As part of pre-contractual risk assessment and due diligence activities, financial services providers should assess the political stability and security situation of jurisdictions relevant to the provision of services by the third party. This assessment may include consideration of legal risks such as differences in data protection, law enforcement, and insolvency regimes, trade laws, political climate risks such as ongoing or potential future instability, physical climate risks such as extreme weather or a potential lack of information to manage climate risks, and employment conditions.
A financial services provider may also need to tailor its IT security due diligence before entering into a relationship with a supplier, and at regular intervals throughout the term of the agreement, to satisfy itself that the supplier’s controls from a geopolitical risk perspective are adequate. Some jurisdictions may pose greater IT security risks than others and so a nuanced approach is necessary to deal with this risk.
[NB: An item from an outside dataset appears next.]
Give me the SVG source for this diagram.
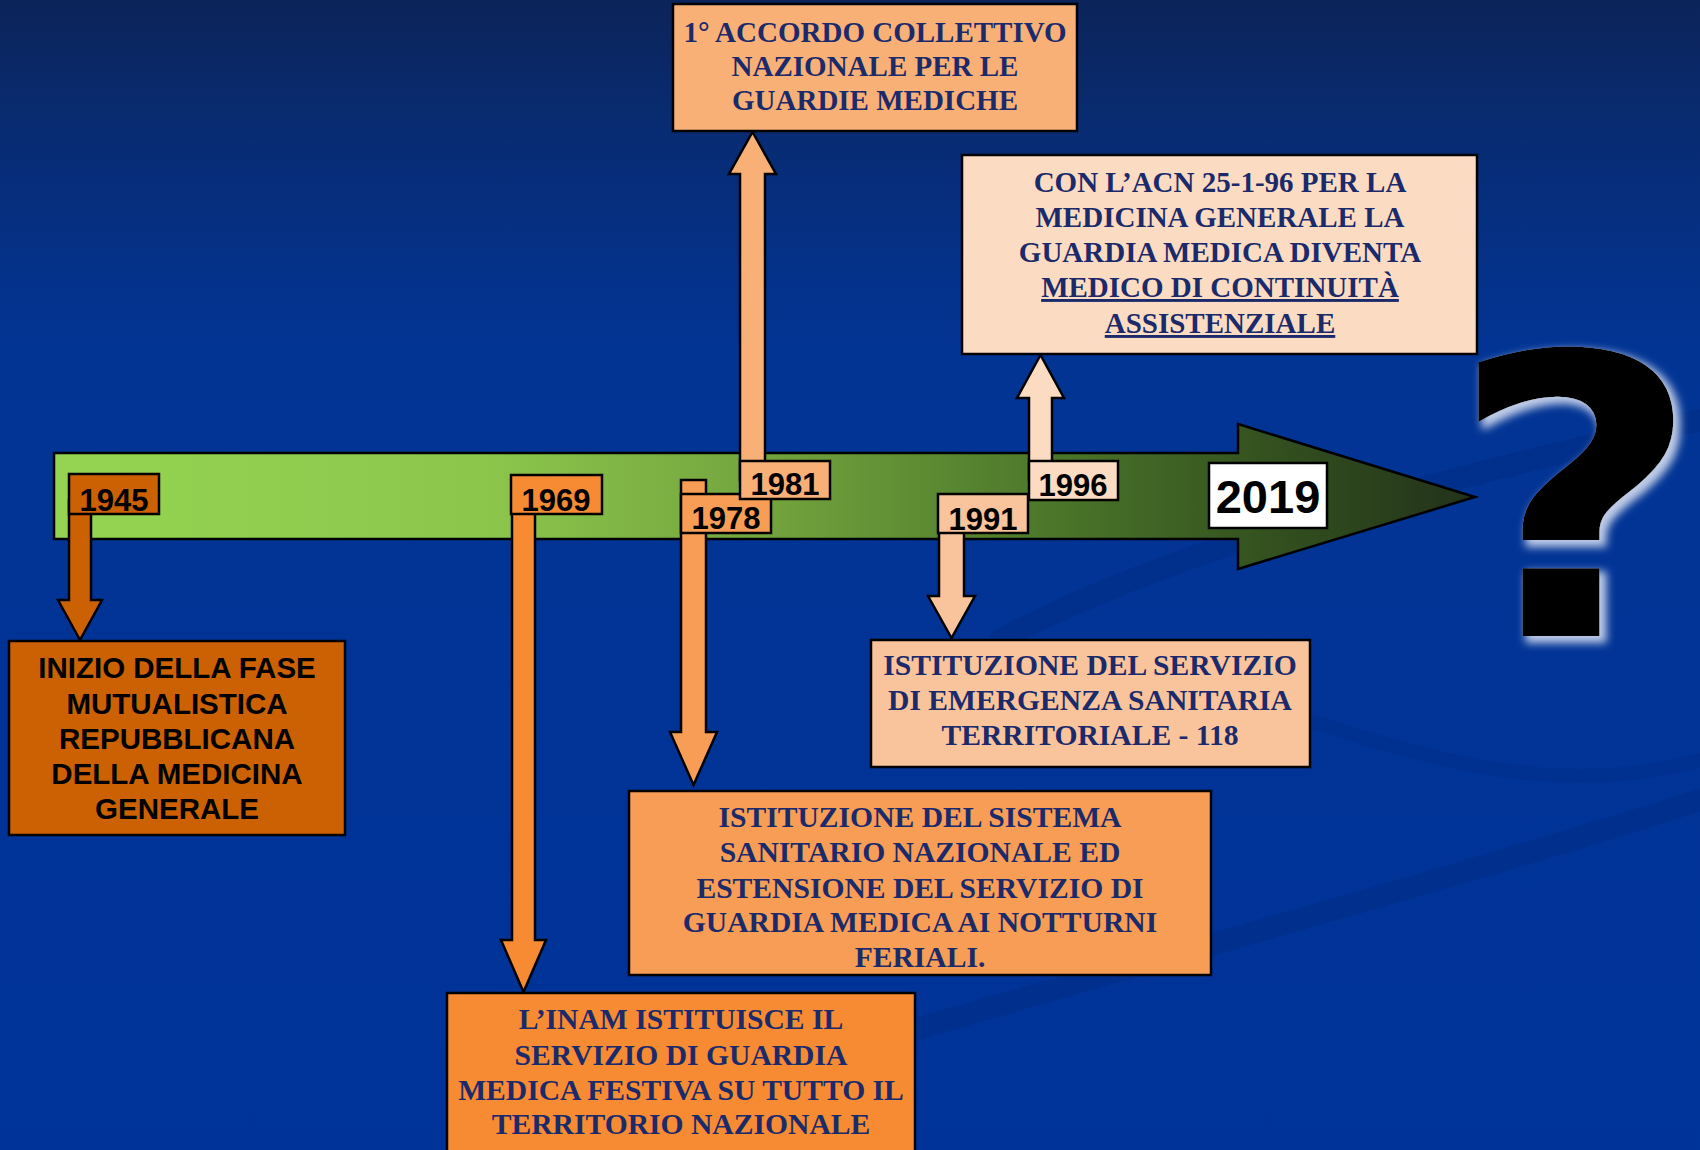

Dealing with geopolitical risk through the contract
Assurances that the financial services provider receives through its pre-contractual activities can be translated into the contract in the form of representations and warranties which test the accuracy of the responses provided by the supplier. Those assurances can also form the basis for commitments from suppliers to adhere to the financial services provider’s internal standards, international standards, or more specific frameworks, if preferable.
In managing geopolitical risk relating to subcontracting, a financial services provider may opt to include provisions which limit the extent to which suppliers permit work to be subcontracted to businesses or individuals located in countries with a ‘very high risk’ or ‘high risk’ rating according to risk indices. There are several risk indices available that provide information about the level of political, economic, and security risks in different countries which may be used to assess the overall risk level in a particular country.
Depending on the financial services provider’s approach to risk and tolerance level for operational disruption, the limitation may take the form of a process which allows for risk assessments to be conducted before giving approval to an arrangement. In other circumstances, a prohibition against subcontracting may be required.
In addition, the financial services provider may require the supplier to provide it with a list of all of its subcontractors and their locations before any subcontracting takes place and to further be able to exercise discretion on whether to approve any new subcontractors proposed by the service provider – or otherwise exercise a right to terminate as a result of such proposals. Such an arrangement should be balanced with the nature of the service and some regulatory frameworks will require that the financial services provider has a right to terminate the contract if the supplier subcontracts work to companies or individuals in countries that create significant or undue operational risk.
Financial services providers will also want to ensure that geopolitical events do not expose them to risks which may cause them to fail to meet their operational resilience regulatory requirements. For example, geopolitical risks could result in the financial services provider going beyond the maximum level of tolerance it has set for one of its important business services. The contract should provide for business continuity plans and broader resilience programmes to take into account political risks in the service provider’s relevant jurisdictions where relevant.
With regulatory scrutiny of supplier arrangements increasing, there is good reason for financial services businesses to ensure that they have taken all steps necessary not only to assess but protect against the geopolitical risks of engaging with third parties and to obtain commitments from suppliers which effectively address those risks.